After a hard, wet and exhausting day, Nick O’Connor and Angus Grant were announced Grand Final winners for 2018 at an awards ceremony at Southland Boys High School. Too make things even better Finn Taylor and Tomos Blunt also made the final and ended up 4th.

Some of you may wonder what this event was all about. So here is a little insight and a little perspective on what the boys have achieved.

Many of you may have grown up watching the Young Farmer of the Year contest on TV each year – for me it was a much anticipated event. It doesn’t get the same coverage on TV now as it used to, but back in the 80’s and 90’s it was a big deal to be involved in the Young Farmer of the Year. 

TeenAg started about 10 years ago as the Young Farmers organisation identified they needed to get more school students engaging in the primary industries. Each year the TeenAg competition has been getting more and more complex with organisers telling me that this was by far the most challenging one yet as they are trying to make the TeenAg competition more similar to the adult competition.

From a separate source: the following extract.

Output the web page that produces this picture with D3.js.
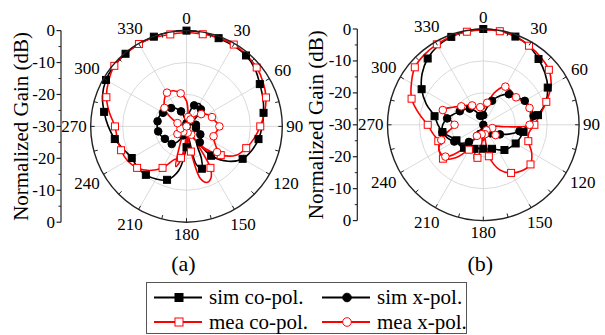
<!DOCTYPE html>
<html>
<head>
<meta charset="utf-8">
<script src="https://cdn.jsdelivr.net/npm/d3@7"></script>
<style>
  body { margin: 0; background: #fff; }
  svg { display: block; }
  svg text { font-family: "Liberation Serif", "Times New Roman", Times, serif; }
</style>
</head>
<body>
<svg id="chart" width="605" height="335"></svg>
<script>
// [angle in degrees, normalized gain in dB]
const simCoA = [[0,0],[10,-0.2],[20,-0.6],[30,-0.8],[40,-1.0],[50,-2.0],[60,-3.5],[70,-4.5],[80,-5.5],[90,-6.3],
  [100,-7.1],[110,-8.2],[120,-9.7],[130,-13],[140,-18],[148,-24],[155,-19],[160,-15.9],[166,-18],[172,-27],
  [180,-23.5],[190,-16],[200,-12.2],[210,-11],[220,-10.2],[230,-10],[240,-10.2],[250,-9],[260,-7.2],[270,-5.5],
  [280,-3.8],[290,-2],[300,-0.9],[310,-0.5],[320,-0.3],[330,-0.2],[340,-0.1],[350,0]];
const meaCoA = [[0,-0.6],[10,-0.7],[20,-0.5],[30,-0.4],[40,-0.8],[50,-1.3],[60,-2.3],[70,-3.5],[80,-5.2],[90,-6.9],
  [100,-8.5],[110,-10.1],[120,-12],[130,-16],[140,-21],[146,-25],[150,-15],[155,-12],[160,-11.3],[165,-13],
  [170,-22],[175,-30],[180,-30],[185,-24],[190,-20],[195,-19.5],[200,-19],[210,-15],[220,-12],[230,-9.8],
  [240,-8.6],[250,-8.2],[260,-8],[270,-7.6],[280,-5.5],[290,-3.3],[300,-1.8],[310,-0.5],[320,-0.3],[330,-0.2],
  [340,-0.4],[350,-0.75]];
const simXA = [[0,-29],[10,-26],[20,-23],[30,-21.8],[40,-23],[50,-27],[60,-30],[70,-28],[80,-27],[90,-27.5],
  [100,-27],[110,-26],[120,-25],[130,-24],[140,-23.5],[150,-26],[160,-30],[170,-30],[180,-30],[190,-29],
  [200,-27],[210,-24.5],[220,-22.8],[230,-22.6],[240,-22.2],[250,-21.5],[260,-21],[270,-20.8],[280,-20.8],
  [290,-20.9],[300,-21.5],[310,-22],[320,-22.5],[330,-23.5],[340,-25],[350,-28]];
const meaXA = [[0,-22],[10,-27],[20,-28.5],[30,-27.5],[40,-26],[50,-24],[60,-22.5],[70,-21.5],[80,-20.8],[90,-19.7],
  [100,-20.5],[110,-21],[120,-19.8],[130,-17.5],[140,-20],[150,-27],[160,-30],[170,-28],[180,-25],[188,-20],
  [195,-17],[200,-24],[210,-28],[220,-27.5],[230,-26.3],[240,-26.5],[250,-28],[260,-30],[270,-30],[280,-29],
  [290,-27],[300,-24],[310,-21],[320,-19.2],[330,-17.8],[340,-18.1],[350,-19.5]];

const simCoB = [[0,0],[10,-0.2],[20,-0.6],[30,-1.5],[40,-3.1],[50,-4.8],[60,-6.7],[70,-9.2],[80,-12.6],[90,-16.3],
  [100,-17.2],[110,-17.8],[120,-18.3],[130,-19],[140,-19.7],[150,-21],[160,-22],[170,-22.3],[180,-22.5],[190,-22.5],
  [200,-22],[210,-21.3],[220,-20.6],[230,-20.2],[240,-20.3],[250,-19],[260,-17],[270,-15.8],[280,-14.5],[290,-11],
  [300,-7.7],[310,-5],[320,-2.9],[330,-1.5],[340,-0.7],[350,-0.2]];
const meaCoB = [[0,-0.3],[10,-0.25],[20,-0.6],[30,-1.4],[40,-2.2],[50,-3.2],[60,-5.5],[70,-9],[80,-12],[90,-14],
  [100,-15.5],[110,-15],[120,-12.5],[130,-10.7],[140,-11.2],[150,-12.6],[160,-15],[170,-20],[178,-28],[185,-24],
  [190,-19.5],[195,-19],[200,-23],[210,-21],[220,-16.5],[230,-13.5],[240,-14],[250,-15],[260,-14],[270,-12.6],
  [280,-9.5],[290,-6.1],[300,-4],[310,-2],[320,-1.3],[330,-0.9],[340,-0.6],[350,-0.4]];
const simXB = [[0,-27],[10,-25],[20,-22],[30,-19.5],[40,-17.5],[50,-16.5],[60,-15],[70,-14.3],[80,-14],[90,-15.5],
  [100,-18.5],[110,-21.5],[120,-24],[130,-25.5],[140,-26.5],[150,-27.5],[160,-28.5],[170,-29.5],[180,-30],[190,-28.5],
  [200,-27],[210,-25],[220,-23],[230,-21],[240,-19.5],[250,-18],[260,-17],[270,-17.3],[280,-18.5],[290,-20.2],
  [300,-21.5],[310,-22.5],[320,-23.4],[330,-25],[340,-27],[350,-28.5]];
const meaXB = [[0,-25],[10,-23],[20,-19],[30,-16.2],[40,-16.3],[50,-16.6],[60,-15.5],[70,-14.6],[80,-15],[90,-15.5],
  [95,-23],[100,-28],[110,-27],[120,-26],[130,-25],[140,-26],[150,-28],[160,-29],[170,-27],[180,-25],[190,-27],
  [200,-29],[210,-26],[220,-20],[230,-14.5],[240,-14],[250,-16],[260,-19],[270,-21],[280,-19],[290,-16.5],
  [300,-19],[310,-21],[320,-22],[330,-23],[340,-24.5],[350,-24.4]];

const angleTicks = d3.range(0, 360, 30);
const radialLabels = ['0', '-10', '-20', '-30', '-20', '-10', '0'];
const seriesNames = ['sim co-pol.', 'sim x-pol.', 'mea co-pol.', 'mea x-pol.'];

const svg = d3.select('#chart');
const R = 95.8;
const rScale = d3.scaleLinear().domain([-30, 0]).range([0, R]).clamp(true);

const styles = [
  { color: '#000', shape: 'square', fill: '#000', even: true },   // sim co
  { color: '#000', shape: 'circle', fill: '#000', even: true },   // sim x
  { color: '#f00', shape: 'square', fill: '#fff', even: false },  // mea co
  { color: '#f00', shape: 'circle', fill: '#fff', even: false }   // mea x
];

function drawMarker(g, shape, x, y, st, size) {
  if (shape === 'square') {
    g.append('rect').attr('x', x - size / 2).attr('y', y - size / 2)
      .attr('width', size).attr('height', size)
      .attr('fill', st.fill).attr('stroke', st.color).attr('stroke-width', 1);
  } else {
    g.append('circle').attr('cx', x).attr('cy', y).attr('r', size / 2 + 0.3)
      .attr('fill', st.fill).attr('stroke', st.color).attr('stroke-width', 1);
  }
}

function polarPlot(cx, cy, axisX, titleX, caption, series) {
  const g = svg.append('g').attr('transform', `translate(${cx},${cy})`);
  const rad = d => d * Math.PI / 180;

  // grid circles
  g.selectAll('.gc').data([-20, -10]).join('circle')
    .attr('r', d => rScale(d)).attr('fill', 'none')
    .attr('stroke', '#d0d0d0').attr('stroke-width', 0.8);
  // spokes
  g.selectAll('.sp').data(angleTicks).join('line')
    .attr('x1', 0).attr('y1', 0)
    .attr('x2', d => R * Math.sin(rad(d))).attr('y2', d => -R * Math.cos(rad(d)))
    .attr('stroke', '#d0d0d0').attr('stroke-width', 0.8);

  // curves
  const line = d3.lineRadial()
    .angle(d => rad(d[0]))
    .radius(d => rScale(d[1]))
    .curve(d3.curveCatmullRomClosed.alpha(0.5));

  series.forEach((data, i) => {
    const st = styles[i];
    g.append('path').datum(data).attr('d', line)
      .attr('fill', 'none').attr('stroke', st.color).attr('stroke-width', 1.6);
  });
  series.forEach((data, i) => {
    const st = styles[i];
    const mg = g.append('g');
    data.filter(d => d[0] % 10 === 0 && ((d[0] / 10) % 2 === 0) === st.even)
      .forEach(d => {
        const r = rScale(d[1]);
        drawMarker(mg, st.shape, r * Math.sin(rad(d[0])), -r * Math.cos(rad(d[0])), st, 7);
      });
  });

  // outer circle and rim ticks
  g.append('circle').attr('r', R).attr('fill', 'none')
    .attr('stroke', '#222').attr('stroke-width', 1.4);
  g.selectAll('.rt').data(d3.range(0, 360, 15)).join('line')
    .attr('x1', d => R * Math.sin(rad(d))).attr('y1', d => -R * Math.cos(rad(d)))
    .attr('x2', d => (R - 4) * Math.sin(rad(d))).attr('y2', d => -(R - 4) * Math.cos(rad(d)))
    .attr('stroke', '#222').attr('stroke-width', 1);

  // angle labels
  const labelPos = d => {
    const w = String(d).length * 8.5;
    const off = 4 + Math.abs(Math.sin(rad(d))) * w / 2 + Math.abs(Math.cos(rad(d))) * 8;
    return [(R + off) * Math.sin(rad(d)), -(R + off) * Math.cos(rad(d))];
  };
  g.selectAll('.al').data(angleTicks).join('text')
    .attr('font-size', 17)
    .attr('text-anchor', 'middle')
    .attr('dominant-baseline', 'central')
    .attr('x', d => labelPos(d)[0])
    .attr('y', d => labelPos(d)[1])
    .text(d => d);

  // radial axis on the left
  const yAx = d3.scaleLinear().domain([0, 6]).range([cy - R, cy + R]);
  const ax = svg.append('g');
  ax.append('line').attr('x1', axisX).attr('x2', axisX)
    .attr('y1', yAx(0)).attr('y2', yAx(6)).attr('stroke', '#222').attr('stroke-width', 1.2);
  ax.selectAll('.mt').data(d3.range(0, 6.01, 1)).join('line')
    .attr('x1', axisX - 4.5).attr('x2', axisX)
    .attr('y1', d => yAx(d)).attr('y2', d => yAx(d))
    .attr('stroke', '#222').attr('stroke-width', 1.2);
  ax.selectAll('.nt').data(d3.range(0.5, 6, 1)).join('line')
    .attr('x1', axisX - 2.5).attr('x2', axisX)
    .attr('y1', d => yAx(d)).attr('y2', d => yAx(d))
    .attr('stroke', '#222').attr('stroke-width', 1);
  ax.selectAll('.tl').data(radialLabels).join('text')
    .attr('x', axisX - 6).attr('y', (d, i) => yAx(i))
    .attr('text-anchor', 'end').attr('dominant-baseline', 'central')
    .attr('font-size', 17).text(d => d);

  svg.append('text')
    .attr('transform', `translate(${titleX},${cy}) rotate(-90)`)
    .attr('text-anchor', 'middle').attr('font-size', 21)
    .text('Normalized Gain (dB)');

  svg.append('text').attr('x', cx - 3).attr('y', 271)
    .attr('text-anchor', 'middle').attr('font-size', 22).text(caption);
}

polarPlot(186.5, 126.4, 61, 28, '(a)', [simCoA, simXA, meaCoA, meaXA]);
polarPlot(483.3, 124.8, 357.3, 323, '(b)', [simCoB, simXB, meaCoB, meaXB]);

// legend
const leg = svg.append('g');
leg.append('rect').attr('x', 146.5).attr('y', 282.5).attr('width', 320).attr('height', 51)
  .attr('fill', '#fff').attr('stroke', '#555').attr('stroke-width', 1);
seriesNames.forEach((name, k) => {
  const col = k % 2, row = Math.floor(k / 2);
  const x0 = 154 + col * 168, y0 = 297.5 + row * 24.5;
  const st = styles[k];
  leg.append('line').attr('x1', x0).attr('x2', x0 + 48).attr('y1', y0).attr('y2', y0)
    .attr('stroke', st.color).attr('stroke-width', 2.2);
  drawMarker(leg, st.shape, x0 + 25, y0, st, 8);
  leg.append('text').attr('x', x0 + 55).attr('y', y0 + 6.5)
    .attr('font-size', 21).text(name);
});
</script>
</body>
</html>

The competition started on Thursday night with a 1 hour exam, consisting of short answer questions, an essay and a farm financial analysis. On Friday morning, even before the sun was up the boys started their practical day. This consisted of two sections. Section one was to build a two-wire electric fence and build a chicken coup out of old pallets. They had 1hr 45mins to complete those tasks. During section one they also had to present a 5 minute speech on a given topic. Section two was seven 15 minute modules where they had to demonstrate a range of skills such as tractor driving, first responders at an accident site, sheep judging, and driving a simulated logging harvester. After both sections were finished, the scores from their exam, speech, and two practical sections were tallied up and the top five went into a face off buzzer quiz. The quiz scores were then added to their tally to get the overall placing.

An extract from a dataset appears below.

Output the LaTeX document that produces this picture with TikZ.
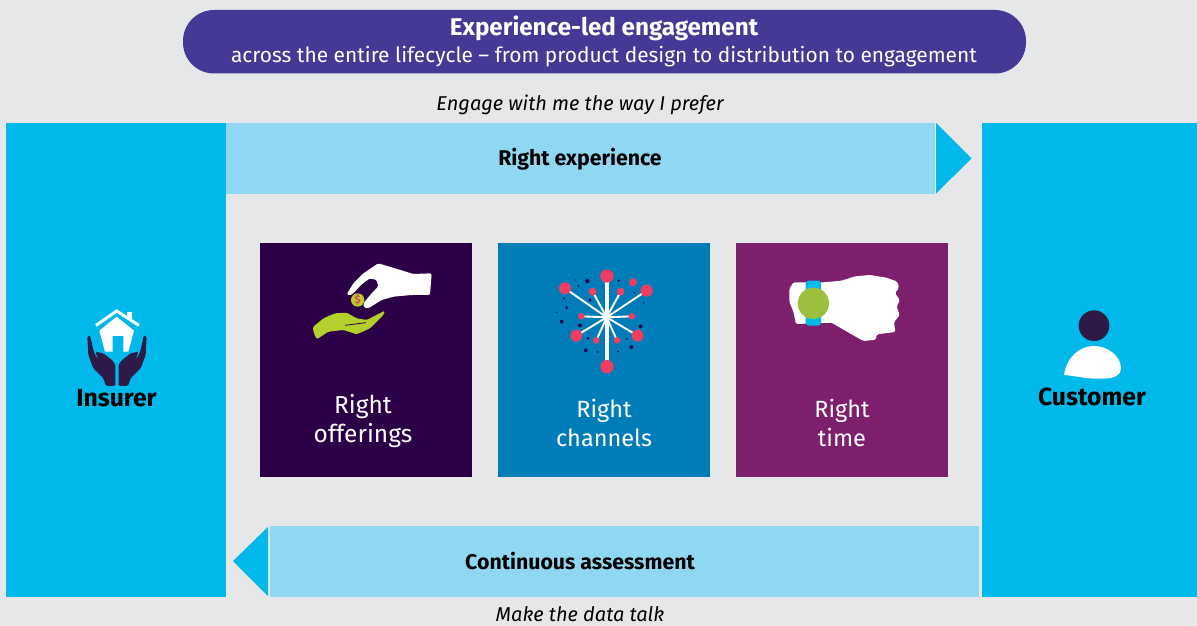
\documentclass[tikz,border=0pt]{standalone}
\usepackage{fontspec}
\setmainfont{Fira Sans}
\definecolor{bgc}{HTML}{E6E7E9}
\definecolor{pillc}{HTML}{433A95}
\definecolor{cyanc}{HTML}{00B9EA}
\definecolor{lightc}{HTML}{90D8F2}
\definecolor{plumc}{HTML}{2C0047}
\definecolor{bluec}{HTML}{007DB9}
\definecolor{purplec}{HTML}{7E1F6D}
\definecolor{limec}{HTML}{B5CF2C}
\definecolor{watchc}{HTML}{9CC03D}
\definecolor{redc}{HTML}{EF3E62}
\definecolor{navyc}{HTML}{1F0C58}
\definecolor{darkc}{HTML}{2E1A47}
\tikzset{
 panel/.style={fill=cyanc,draw=none},
 band/.style={fill=lightc,draw=none},
 head/.style={fill=cyanc,draw=none},
 tile/.style={draw=none},
 boxlabel/.style={font=\fontsize{23.5}{29}\selectfont,text=white,align=center,inner sep=0pt},
 bandlabel/.style={font=\fontsize{21.3}{24}\selectfont\bfseries,text=black,inner sep=0pt},
 sidelabel/.style={font=\fontsize{24.7}{26}\selectfont\bfseries,text=black,inner sep=0pt},
 note/.style={font=\fontsize{20}{24}\selectfont\itshape,text=black,inner sep=0pt},
 zoomed/.style={x=0.3333pt,y=-0.3333pt},
}
\begin{document}
\begin{tikzpicture}[x=1pt,y=-1pt]
\useasboundingbox (0,0) rectangle (1197,626);
\fill[bgc] (0,0) rectangle (1197,626);
% pill
\fill[pillc] (183,10) [rounded corners=31pt] -- (183,73.5) -- (1026,73.5) -- (1026,10) -- cycle;
\node[inner sep=0pt,text=white,font=\fontsize{24.2}{26}\selectfont\bfseries] (title) at (604,28) {Experience-led engagement};
\node[inner sep=0pt,text=white,font=\fontsize{20.9}{26}\selectfont] (subtitle) at (604,56.5) {across the entire lifecycle – from product design to distribution to engagement};
\node[note] (engage) at (580,104.5) {Engage with me the way I prefer};
\node[note] (datatalk) at (580,614.5) {Make the data talk};
% side panels
\fill[panel] (6,123) rectangle (226,597);
\fill[panel] (982,123) rectangle (1197,597);
% arrows
\fill[band] (226,123) rectangle (935,194);
\fill[head] (936,123) -- (971.5,158.5) -- (936,193.5) -- cycle;
\fill[band] (270,526) rectangle (979,597);
\fill[head] (268,527) -- (233,561) -- (268,596) -- cycle;
\node[bandlabel] (rexp) at (580,159) {Right experience};
\node[bandlabel] (cass) at (580,561) {Continuous assessment};
% tiles
\fill[tile,plumc] (260,243) rectangle (472,477);
\fill[tile,bluec] (498,243) rectangle (710,477);
\fill[tile,purplec] (736,243) rectangle (948,477);
\node[boxlabel,font=\fontsize{24.5}{29}\selectfont] (roff) at (363,421) {Right\\offerings};
\node[boxlabel] (rchan) at (604,423) {Right\\channels};
\node[boxlabel] (rtime) at (842,423) {Right\\time};
\node[sidelabel] (insurer) at (116.5,398.5) {Insurer};
\node[sidelabel] (customer) at (1092,397) {Customer};
% coin hands
\begin{scope}[shift={(340,255)},zoomed]
\fill[white,rounded corners=1.5pt] (20,118) -- (40,85) -- (70,55) -- (115,25) -- (165,40) -- (220,57) -- (275,55) -- (270,120) -- (215,120) -- (160,125) -- (125,135) -- (85,160) -- (72,158) -- (70,145) -- (95,115) -- (115,95) -- (110,75) -- (90,70) -- (65,88) -- (40,115) -- (28,122) -- cycle;
\end{scope}
\begin{scope}[shift={(290,250)},zoomed]
\fill[limec,rounded corners=1.5pt] (68,232) -- (100,205) -- (135,190) -- (170,188) -- (200,205) -- (230,210) -- (285,182) -- (280,195) -- (240,235) -- (200,253) -- (160,240) -- (115,245) -- (80,268) -- (72,250) -- cycle;
\draw[plumc,line width=0.8pt] (165,226) -- (228,218);
\fill[limec] (203,150) circle[radius=20];
\node[inner sep=0pt,text=redc,font=\fontsize{11}{11}\selectfont\bfseries] (dollar) at (203,150) {\$};
\end{scope}
% firework
\begin{scope}[shift={(540,260)},zoomed]
\foreach \px/\py in {75/85,320/92,109/227,293/227,158/95,242/95,124/169,276/169,169/241,231/241}
  \draw[white,line width=1.9pt] (200,172) -- (\px,\py);
\draw[white,line width=3.8pt] (200,48) -- (200,320);
\fill[white] (200,172) circle[radius=10];
\foreach \px/\py/\pr in {201/48/20,75/85/18,320/92/18,109/227/18,293/227/18,201/320/20,158/95/12,242/95/12,279/67/12,124/169/10,276/169/10,169/241/10,231/241/10}
  \fill[redc] (\px,\py) circle[radius=\pr];
\foreach \px/\py/\pr in {142/63/7,116/78/3,106/60/2,72/115/4,150/120/5,80/143/5,50/157/2,65/185/6,120/196/6,144/235/4,137/271/6,173/276/3,234/275/3,274/261/6,261/237/3,302/199/6,236/62/4,283/98/3,311/128/3,292/145/1.5,187/80/1.5}
  \fill[navyc] (\px,\py) circle[radius=\pr];
\end{scope}
% watch hand
\begin{scope}[shift={(780,265)},zoomed]
\fill[white,rounded corners=1.5pt] (28,72) -- (40,52) -- (130,52) -- (185,47) -- (225,34) -- (270,30) -- (320,38) -- (352,50) -- (357,68) -- (345,85) -- (360,105) -- (350,125) -- (359,150) -- (342,172) -- (346,201) -- (315,205) -- (290,208) -- (288,224) -- (250,228) -- (215,208) -- (175,185) -- (155,173) -- (48,177) -- (40,140) -- (28,110) -- cycle;
\fill[cyanc,rounded corners=3pt] (77,47) rectangle (123,182);
\fill[watchc] (100,115) circle[radius=47];
\end{scope}
% insurer icon
\begin{scope}[shift={(70,300)},zoomed]
\fill[white] (172,36) rectangle (186,60);
\fill[white] (88,92) -- (140,50) -- (192,92) -- (175,155) -- (160,155) -- (160,108) -- (128,108) -- (128,155) -- (105,155) -- cycle;
\draw[white,line width=3pt] (78,76) -- (140,33) -- (207,76);
\foreach \m/\o in {1/0,-1/282}{
\fill[darkc,rounded corners=1.5pt] (\o+\m*52,110) -- (\o+\m*60,105) -- (\o+\m*70,150) -- (\o+\m*78,170) -- (\o+\m*85,178) -- (\o+\m*76,155) -- (\o+\m*100,160) -- (\o+\m*128,182) -- (\o+\m*136,195) -- (\o+\m*136,258) -- (\o+\m*108,258) -- (\o+\m*100,235) -- (\o+\m*70,205) -- (\o+\m*55,165) -- cycle;
}
\end{scope}
% customer icon
\begin{scope}[shift={(1040,300)},zoomed]
\fill[darkc] (162,77) circle[radius=46];
\fill[white] (72,225) .. controls (80,170) and (120,138) .. (162,138) .. controls (205,138) and (243,170) .. (243,205) .. controls (243,225) and (225,235) .. (190,236) .. controls (140,238) and (110,228) .. (72,225) -- cycle;
\end{scope}
\end{tikzpicture}
\end{document}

Now to put a little perspective on how big a deal this is. Young Farmers NZ is split into 7 regions, 4 in the North Island and 3 in the South Island. Each region has a regional final for the TeenAg competition and the top 2 teams from each region go to the grand final. In the Tasman final (our region), there were 35 teams entered and I have been told there were about 250 teams entered in all 7 regional finals across NZ. So with only 14 teams at the Grand Final it is only the best of the best that make it. 

For our boys to get 1st and 4th is incredible, especially when none of them had even made top 10 at the regional competition before.